Investors Are Increasingly Using ETFs To Engage With This Market | ETF Trends

As the U.S. bull market continues to rally onward, despite economic news, impeachment, trade war jitters, and naysayers, investors have been increasingly relying on ETFs to get invested.

Money has piled into ETFs during this record-long bull market, current bull market, which began on March 9, 2009, and has garnered an impressive 471% gain for the S&P 500 so far, making this record-long bull run also the best-performing market since World War II, according to The Leuthold Group.

Meanwhile, active money management strategies have suffered. Since the inception of the first ETF, which was the S&P 500 SPDR back in 1993, the U.S. market has burgeoned to a $4.3 trillion behemoth. Equity passive funds alone, which include index funds, have exploded to a more than $3 trillion market in less than 10 years, according to Morningstar.

“The current growth rate points to ETF assets approaching $50tn over the next decade driven by a continued move to passive and increased awareness of the attractive tax efficiency, cost, liquidity and transparency characteristics of ETFs,” Mary Ann Bartels, investment and ETF strategist at Bank of America, said in a note Thursday.

Despite this massive increase, total ETF assets have been climbing at a “fairly consistent” annual rate of 25% from $770 billion 10 years ago, Bank of America said, noting the market could reach $5.3 trillion by the end of next year if it continues at this pace.

That rate will likely accelerate beyond the current state as the industry innovates even more, engulfing more assets in places like fixed income, the firm predicts. There has already been sweeping development in the ETF space, with innovative, sector-specific ETFs like the Roundhill Bitkraft Esports & Digital Entertainment ETF (NERD), and the Amplify International Online Retail ETF (XBUY) entering the market recently.

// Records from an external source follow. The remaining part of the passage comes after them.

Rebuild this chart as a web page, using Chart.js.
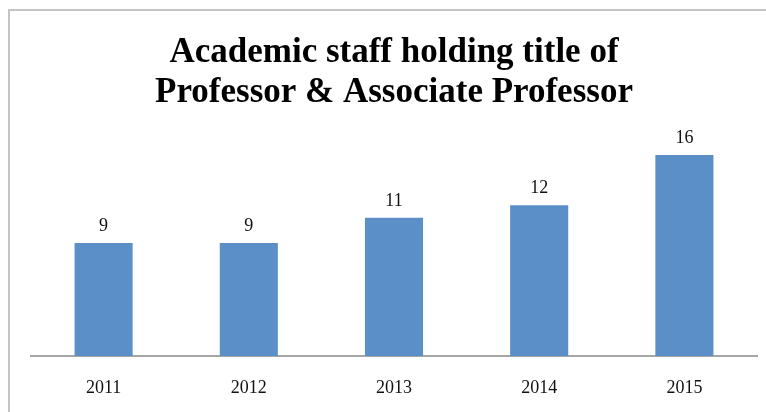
<!DOCTYPE html>
<html>
<head>
<meta charset="utf-8">
<script src="https://cdn.jsdelivr.net/npm/chart.js@4/dist/chart.umd.min.js"></script>
<style>
  html, body { margin: 0; padding: 0; background: #fff; }
  #wrap { position: relative; width: 766px; height: 412px; overflow: hidden; }
  #frame { position: absolute; left: 8px; top: 9px; width: 800px; height: 500px;
           border-left: 2px solid #c4c4c4; border-top: 2px solid #c4c4c4; box-sizing: border-box; }
  canvas { position: absolute; left: 0; top: 0; }
</style>
</head>
<body>
<div id="wrap">
  <div id="frame"></div>
  <canvas id="c" width="766" height="412"></canvas>
</div>
<script>
const titleLines = ["Academic staff holding title of", "Professor & Associate Professor"];
const categories = ["2011", "2012", "2013", "2014", "2015"];
const staffCounts = [9, 9, 11, 12, 16];

const valueLabels = {
  id: 'valueLabels',
  afterDatasetsDraw(chart) {
    const ctx = chart.ctx;
    const meta = chart.getDatasetMeta(0);
    ctx.save();
    ctx.font = '18px "Liberation Serif", serif';
    ctx.fillStyle = '#111';
    ctx.textAlign = 'center';
    ctx.textBaseline = 'middle';
    meta.data.forEach((bar, i) => {
      ctx.fillText(String(chart.data.datasets[0].data[i]), bar.x, bar.y - 17);
    });
    ctx.restore();
  }
};

new Chart(document.getElementById('c'), {
  type: 'bar',
  data: {
    labels: categories,
    datasets: [{
      data: staffCounts,
      backgroundColor: '#5b8fc7',
      borderWidth: 0,
      categoryPercentage: 1.0,
      barPercentage: 0.4
    }]
  },
  options: {
    responsive: false,
    animation: false,
    devicePixelRatio: 1,
    layout: { padding: { top: 10, left: 31, right: 9, bottom: 0 } },
    plugins: {
      legend: { display: false },
      tooltip: { enabled: false },
      title: {
        display: true,
        text: titleLines,
        color: '#000',
        font: { family: '"Liberation Serif", serif', size: 35, weight: 'bold', lineHeight: 1.17 },
        padding: { top: 22, bottom: 16 }
      }
    },
    scales: {
      x: {
        grid: { display: false, drawTicks: false },
        border: { display: true, color: '#a6a6a6', width: 2 },
        ticks: { color: '#111', font: { family: '"Liberation Serif", serif', size: 18 }, padding: 21 },
        afterFit(scale) { scale.height = 56; }
      },
      y: {
        display: false,
        min: 0,
        max: 18
      }
    }
  },
  plugins: [valueLabels]
});
</script>
</body>
</html>
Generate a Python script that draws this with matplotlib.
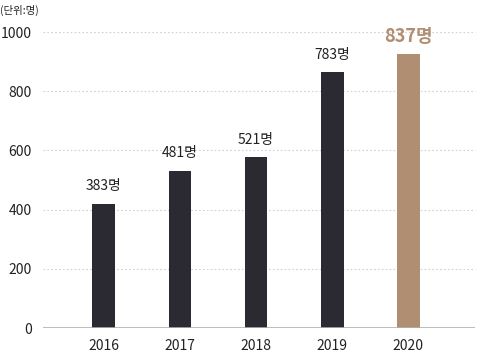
import matplotlib
matplotlib.use('Agg')
import matplotlib.pyplot as plt
import numpy as np

plt.rcParams['font.family'] = ['Noto Sans CJK KR', 'DejaVu Sans']

years = ['2016', '2017', '2018', '2019', '2020']
bar_heights = [419, 530, 577, 864, 925]   # bar heights as drawn against the axis
labels = ['383명', '481명', '521명', '783명', '837명']
yticks = [0, 200, 400, 600, 800, 1000]

dark = '#2b2a33'
tan = '#b08e72'
colors = [dark, dark, dark, dark, tan]

fig = plt.figure(figsize=(4.78, 3.54), dpi=100)
ax = fig.add_axes([0.09, 0.0734, 0.904, 0.8362])

x = np.arange(len(years))
ax.bar(x, bar_heights, width=0.3, color=colors, zorder=3)

for i, (h, lab) in enumerate(zip(bar_heights, labels)):
    if i == len(years) - 1:
        ax.text(x[i], h + 28, lab, ha='center', va='bottom', fontsize=13,
                fontweight='bold', color=tan, clip_on=False)
    else:
        ax.text(x[i], h + 36, lab, ha='center', va='bottom', fontsize=10,
                color='#222222')

ax.set_xlim(-0.8, 4.88)
ax.set_ylim(0, 1000)
ax.set_yticks(yticks)
ax.set_xticks(x)
ax.set_xticklabels(years)
ax.tick_params(axis='both', length=0, labelsize=10, colors='#222222')
ax.tick_params(axis='x', pad=8)
ax.tick_params(axis='y', pad=8)

for y in yticks[1:]:
    ax.axhline(y, color='#d0d0d0', lw=0.8, ls=(0, (1.5, 2)), zorder=1, clip_on=False)
ax.axhline(0, color='#b0b0b0', lw=1.2, zorder=4)

for s in ax.spines.values():
    s.set_visible(False)

fig.text(0.0, 0.985, '(단위:명)', fontsize=7.5, color='#222222', va='top', ha='left')

fig.savefig('out.png', dpi=100)
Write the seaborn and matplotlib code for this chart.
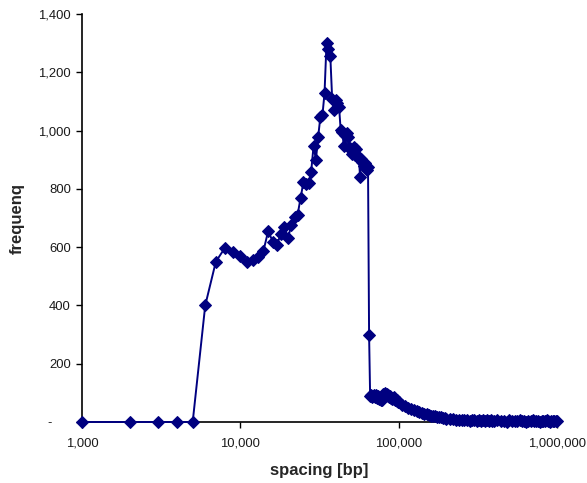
import numpy as np
import seaborn as sns
import matplotlib
matplotlib.use('Agg')
import matplotlib.pyplot as plt
from matplotlib.ticker import FuncFormatter, FixedLocator, NullLocator

# bin positions (bp); bins are 1 kb wide near the peak, coarser samples in the tail
spacing_main = list(range(1000, 101000, 1000))
spacing_tail = list(range(105000, 205000, 5000)) + list(range(210000, 410000, 10000)) \
    + list(range(420000, 1020000, 20000))

# frequency, 1 kb .. 65 kb
freq_rise = [0, 0, 0, 0, 0, 400, 550, 598, 584, 570,
             548, 556, 565, 588, 656, 619, 607, 645, 670, 632,
             676, 705, 712, 768, 822, 815, 821, 859, 948, 899,
             979, 1046, 1054, 1128, 1300, 1280, 1255, 1108, 1072, 1105,
             1095, 1082, 1002, 995, 948, 985, 990, 978, 940, 932,
             920, 944, 915, 938, 905, 911, 842, 902, 893, 880,
             888, 870, 865, 876, 300]
# 66 kb .. 100 kb
freq_drop = [88, 92, 86, 90, 94, 87, 91, 84, 88, 80,
             83, 76, 74, 86, 95, 90, 98, 93, 96, 88,
             92, 85, 88, 82, 84, 80, 83, 87, 78, 76,
             74, 75, 72, 70, 68]
# 105 kb .. 1 Mb
freq_tail = [60, 54, 48, 44, 40, 37, 34, 31, 28, 26,
             24, 22, 21, 19, 18, 17, 16, 14, 13, 12,
             11, 9, 8, 7, 8, 6, 8, 5, 7, 7,
             4, 6, 3, 7, 5, 6, 2, 6, 5, 3,
             6, 2, 5, 1, 7, 4, 5, 2, 6, 3,
             5, 1, 5, 4, 6, 2, 5, 4, 1, 5,
             4, 2, 6, 4, 1, 4, 5, 2, 4, 3]

spacing = spacing_main + spacing_tail
frequency = freq_rise + freq_drop + freq_tail

x_ticks = [1000, 10000, 100000, 1000000]
y_ticks = [0, 200, 400, 600, 800, 1000, 1200, 1400]

sns.set_style('white')
plt.rcParams['font.family'] = ['Liberation Sans', 'DejaVu Sans']

navy = '#000080'
fig, ax = plt.subplots(figsize=(5.87, 4.83), dpi=100)
fig.subplots_adjust(left=0.1397, right=0.949, bottom=0.1263, top=0.971)

sns.lineplot(x=spacing, y=frequency, ax=ax, color=navy, linewidth=1.4,
             marker='D', markersize=6.4, markeredgecolor=navy,
             markerfacecolor=navy, sort=False, clip_on=False, zorder=3)

ax.set_xscale('log')
ax.set_xlim(1000, 1000000)
ax.set_ylim(0, 1400)
ax.xaxis.set_major_locator(FixedLocator(x_ticks))
ax.xaxis.set_minor_locator(NullLocator())
ax.yaxis.set_major_locator(FixedLocator(y_ticks))
ax.xaxis.set_major_formatter(FuncFormatter(lambda v, p: f'{int(round(v)):,}'))
ax.yaxis.set_major_formatter(FuncFormatter(lambda v, p: '-     ' if v == 0 else f'{int(v):,}'))

for side in ['top', 'right']:
    ax.spines[side].set_visible(False)
for side in ['left', 'bottom']:
    ax.spines[side].set_color('black')
    ax.spines[side].set_linewidth(1.2)

ax.tick_params(axis='both', which='major', direction='out', length=4, width=1,
               color='black', labelsize=9.4, labelcolor='#1a1a1a')
ax.tick_params(axis='x', pad=7, bottom=True)
ax.tick_params(axis='y', pad=4, left=True)
ax.grid(False)

ax.set_xlabel('spacing [bp]', fontsize=12, fontweight='bold', labelpad=10)
ax.set_ylabel('frequenq', fontsize=12, fontweight='bold', labelpad=10)

fig.savefig('out.png', dpi=100)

Bank of America believes the relatively robust equity space will maintain investors in the passive space. The bank expects the S&P 500 to rise 5% next year and sees interest rates remaining stable, as the Federal Reserve implied in the most recent FOMC meeting.

“This positive fundamental backdrop is likely to be supportive to net asset values as well as continued inflows of new assets,” Bartels said.